The man stands confidently on a beach alongside a bloody animal carcass. We see him riding a floating toy duck. The contrasts are intended to raise the question ‘what does it mean to be a man or women in the 21st century?’ It’s a deliberate and self-conscious attempt to turn contemporary gender dynamics into a marketing strategy in-and-of itself.

Hinting at a broader shift in attitudes toward beauty and gender, French model Casey Legler became the first female model to sign exclusively as a male model in 2012; discovered by US photographer Cass Bird, renowned for authentic androgynous images. Legler's signing follows on from the success of Australian androgynous male model, Andrej Pejic. Increasing numbers of fashion, cosmetics and luxury brands are utilising gender neutral aesthetics in product display and packaging.

New research

The abiding rule in advertising has always been that it’s about creating desire and that’s best done through insecurity. Create an unobtainable ideal, sell in the idea that it is the only option and consumers will continue to seek out and purchase the products which promise to get them closer to it, even if doomed to fail.
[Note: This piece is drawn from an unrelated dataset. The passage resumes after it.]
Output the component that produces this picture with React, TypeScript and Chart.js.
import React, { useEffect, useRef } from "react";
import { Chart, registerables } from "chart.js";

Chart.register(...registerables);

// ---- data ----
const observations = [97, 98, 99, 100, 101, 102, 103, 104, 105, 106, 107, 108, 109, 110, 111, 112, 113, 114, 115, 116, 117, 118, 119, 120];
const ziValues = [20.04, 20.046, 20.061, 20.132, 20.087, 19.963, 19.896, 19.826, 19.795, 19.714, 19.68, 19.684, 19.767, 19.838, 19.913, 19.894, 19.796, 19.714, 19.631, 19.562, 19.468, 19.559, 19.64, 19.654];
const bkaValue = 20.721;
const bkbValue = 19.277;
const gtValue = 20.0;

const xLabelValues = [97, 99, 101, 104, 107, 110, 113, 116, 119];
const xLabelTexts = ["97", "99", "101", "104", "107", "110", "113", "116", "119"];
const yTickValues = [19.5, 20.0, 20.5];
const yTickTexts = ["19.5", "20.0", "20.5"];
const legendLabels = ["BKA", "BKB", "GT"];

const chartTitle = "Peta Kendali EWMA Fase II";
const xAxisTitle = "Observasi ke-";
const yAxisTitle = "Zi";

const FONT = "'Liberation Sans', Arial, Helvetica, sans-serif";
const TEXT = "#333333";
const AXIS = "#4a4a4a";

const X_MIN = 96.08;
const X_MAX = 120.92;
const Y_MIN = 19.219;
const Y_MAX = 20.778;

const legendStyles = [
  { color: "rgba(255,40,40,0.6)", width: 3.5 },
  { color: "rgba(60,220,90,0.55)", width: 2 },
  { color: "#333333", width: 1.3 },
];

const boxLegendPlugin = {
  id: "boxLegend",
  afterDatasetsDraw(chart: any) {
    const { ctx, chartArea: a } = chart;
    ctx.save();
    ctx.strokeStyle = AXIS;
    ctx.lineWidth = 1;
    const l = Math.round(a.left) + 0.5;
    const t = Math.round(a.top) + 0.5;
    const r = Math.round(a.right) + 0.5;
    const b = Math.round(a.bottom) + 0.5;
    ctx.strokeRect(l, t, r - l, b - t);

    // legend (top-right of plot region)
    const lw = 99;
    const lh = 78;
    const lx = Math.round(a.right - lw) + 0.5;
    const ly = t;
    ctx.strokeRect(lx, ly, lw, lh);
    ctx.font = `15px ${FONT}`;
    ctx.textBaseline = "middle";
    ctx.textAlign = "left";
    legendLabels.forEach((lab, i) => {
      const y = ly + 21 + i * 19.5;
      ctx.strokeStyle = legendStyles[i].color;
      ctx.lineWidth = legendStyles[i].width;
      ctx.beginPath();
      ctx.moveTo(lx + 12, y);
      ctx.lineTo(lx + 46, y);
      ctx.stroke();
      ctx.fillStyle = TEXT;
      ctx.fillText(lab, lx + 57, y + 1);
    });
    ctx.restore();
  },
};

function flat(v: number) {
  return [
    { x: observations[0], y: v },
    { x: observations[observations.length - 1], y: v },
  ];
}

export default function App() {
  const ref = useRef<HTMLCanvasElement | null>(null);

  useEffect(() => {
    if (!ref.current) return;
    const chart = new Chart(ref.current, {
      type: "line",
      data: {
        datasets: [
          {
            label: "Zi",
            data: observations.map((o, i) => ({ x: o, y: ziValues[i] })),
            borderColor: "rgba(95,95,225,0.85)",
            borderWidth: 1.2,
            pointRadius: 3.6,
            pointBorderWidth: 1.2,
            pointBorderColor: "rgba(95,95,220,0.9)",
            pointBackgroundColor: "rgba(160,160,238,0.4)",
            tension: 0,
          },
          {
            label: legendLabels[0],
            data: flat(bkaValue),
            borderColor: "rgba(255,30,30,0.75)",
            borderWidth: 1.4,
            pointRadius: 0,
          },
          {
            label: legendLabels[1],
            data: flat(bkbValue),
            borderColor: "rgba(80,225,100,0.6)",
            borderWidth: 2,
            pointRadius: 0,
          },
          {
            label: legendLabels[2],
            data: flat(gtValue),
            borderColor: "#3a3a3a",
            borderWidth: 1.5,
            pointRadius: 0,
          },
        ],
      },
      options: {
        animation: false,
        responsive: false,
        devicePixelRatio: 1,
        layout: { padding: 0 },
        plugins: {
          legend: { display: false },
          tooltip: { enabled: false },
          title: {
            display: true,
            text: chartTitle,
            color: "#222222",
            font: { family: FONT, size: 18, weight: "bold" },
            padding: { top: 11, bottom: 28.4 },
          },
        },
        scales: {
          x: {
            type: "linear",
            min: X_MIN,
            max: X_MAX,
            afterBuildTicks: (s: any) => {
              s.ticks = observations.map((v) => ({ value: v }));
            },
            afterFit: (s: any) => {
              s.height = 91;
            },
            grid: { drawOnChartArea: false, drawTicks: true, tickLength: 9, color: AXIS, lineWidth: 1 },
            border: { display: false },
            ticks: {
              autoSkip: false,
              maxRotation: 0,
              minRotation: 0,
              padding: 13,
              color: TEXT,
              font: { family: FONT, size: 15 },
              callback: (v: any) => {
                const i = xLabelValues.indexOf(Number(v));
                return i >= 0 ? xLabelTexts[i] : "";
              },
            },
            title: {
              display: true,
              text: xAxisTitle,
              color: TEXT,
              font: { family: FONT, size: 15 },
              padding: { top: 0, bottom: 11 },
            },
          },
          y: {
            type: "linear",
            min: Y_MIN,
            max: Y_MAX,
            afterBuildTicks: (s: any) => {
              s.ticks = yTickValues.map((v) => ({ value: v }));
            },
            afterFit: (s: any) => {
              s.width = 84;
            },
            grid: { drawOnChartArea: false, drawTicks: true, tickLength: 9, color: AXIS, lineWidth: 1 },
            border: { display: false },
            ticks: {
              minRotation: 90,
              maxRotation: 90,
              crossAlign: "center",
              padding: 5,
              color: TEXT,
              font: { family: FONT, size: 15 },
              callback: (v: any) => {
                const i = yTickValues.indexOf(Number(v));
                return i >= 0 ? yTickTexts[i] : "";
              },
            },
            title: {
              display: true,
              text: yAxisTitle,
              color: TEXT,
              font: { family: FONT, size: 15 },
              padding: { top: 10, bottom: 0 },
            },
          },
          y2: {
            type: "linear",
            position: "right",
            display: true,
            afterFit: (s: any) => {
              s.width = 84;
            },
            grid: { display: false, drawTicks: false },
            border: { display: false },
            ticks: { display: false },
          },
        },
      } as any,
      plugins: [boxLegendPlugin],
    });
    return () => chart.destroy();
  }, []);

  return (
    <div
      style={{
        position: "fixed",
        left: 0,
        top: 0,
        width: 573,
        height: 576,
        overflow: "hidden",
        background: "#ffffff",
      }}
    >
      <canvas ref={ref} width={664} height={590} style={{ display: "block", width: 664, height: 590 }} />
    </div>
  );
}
But research led by Tamara Ansons, Assistant Professor at Warwick Business School, could have far reaching implications for the marketing and advertising industries as it exposes a flaw in the rule. 
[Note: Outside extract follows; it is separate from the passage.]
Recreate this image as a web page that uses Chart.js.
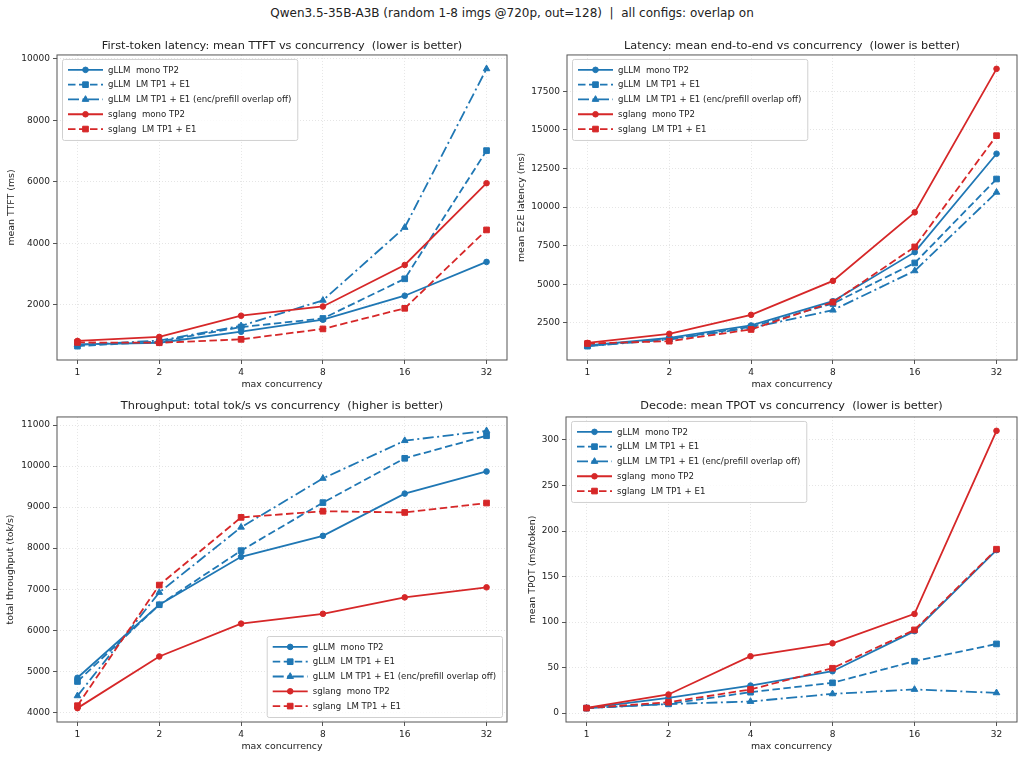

“Attractive female models and celebrities are routinely used in advertisements and yet previous research has shown mixed reactions, some have found the effect to be positive, while others have found it to be negative," says Ansons.

In their paper, Defensive reactions to slim female images in advertising: the moderating role of mode of exposure, Ansons and her colleagues showed that idealised images of women do elicit a negative response from women viewers. What’s new in Ansons’ study is that who bears the brunt of that negativity (the woman herself as damage to her self-esteem, or the brand) is dependent on image proximity of the brand to the image.  

Idealised images can cause negative brand perception

“We showed that when consumers are blatantly exposed to idealised images of thin and beautiful women they are more likely to use a defensive coping strategy to boost self-evaluation by denigrating the pictured woman," says Ansons. "This can negatively affect the products these models endorse through the transfer of the negative evaluation of the model to the endorsed product.

“It certainly raises some intriguing questions for advertisers that use this potentially threatening imagery in their ad campaigns. Some brands have tapped into this. Dove, for example, has been using everyday females in their advertising campaigns probably to reflect the fact that they are aware of how this female imagery is unattainable and perceived as threatening by viewers.”

Leading the way: M&S Leading Ladies campaign shows successful women from all walks of life
M&S lead the way

By featuring women noted for their brains and achievements and not purely their physical attributes, Marks & Spencer’s Leading Ladies campaign is strategically targeting the very women who are voicing alienation. The shoots, by Annie Leibovitz, feature actress Dame Helen Mirren, dancer Darcey Bussell, artist Tracey Emin, Save the Children CEO Jasmine Whitbread, and burns survivor Katie Piper.  The mix of ages, backgrounds, and physical types offers women a view they can relate or aspire to.

“The campaign, launched in September 2013, by Marks & Spencer suggests it has gained a more refined understanding of its consumers,” says Ansons. “M&S presents non-threatening female imagery that signals the diversity of successful women. In all likelihood that results in more favourable responses towards the brand. By applying this insight to its ad campaign it appears to have revitalised the brand with its core target.”

Kill the clichés

Considering the ever-growing spending power of women across all demographics, brands need to reconsider their approaches to marketing to women. Brands holding on to a legacy view of their audience as male may need to review that supposition.

In marketing terms, women are not a homogenous group, and the quickest way for brands to alienate them is to generalise or rely on outdated stereotypes. Kill the clichés.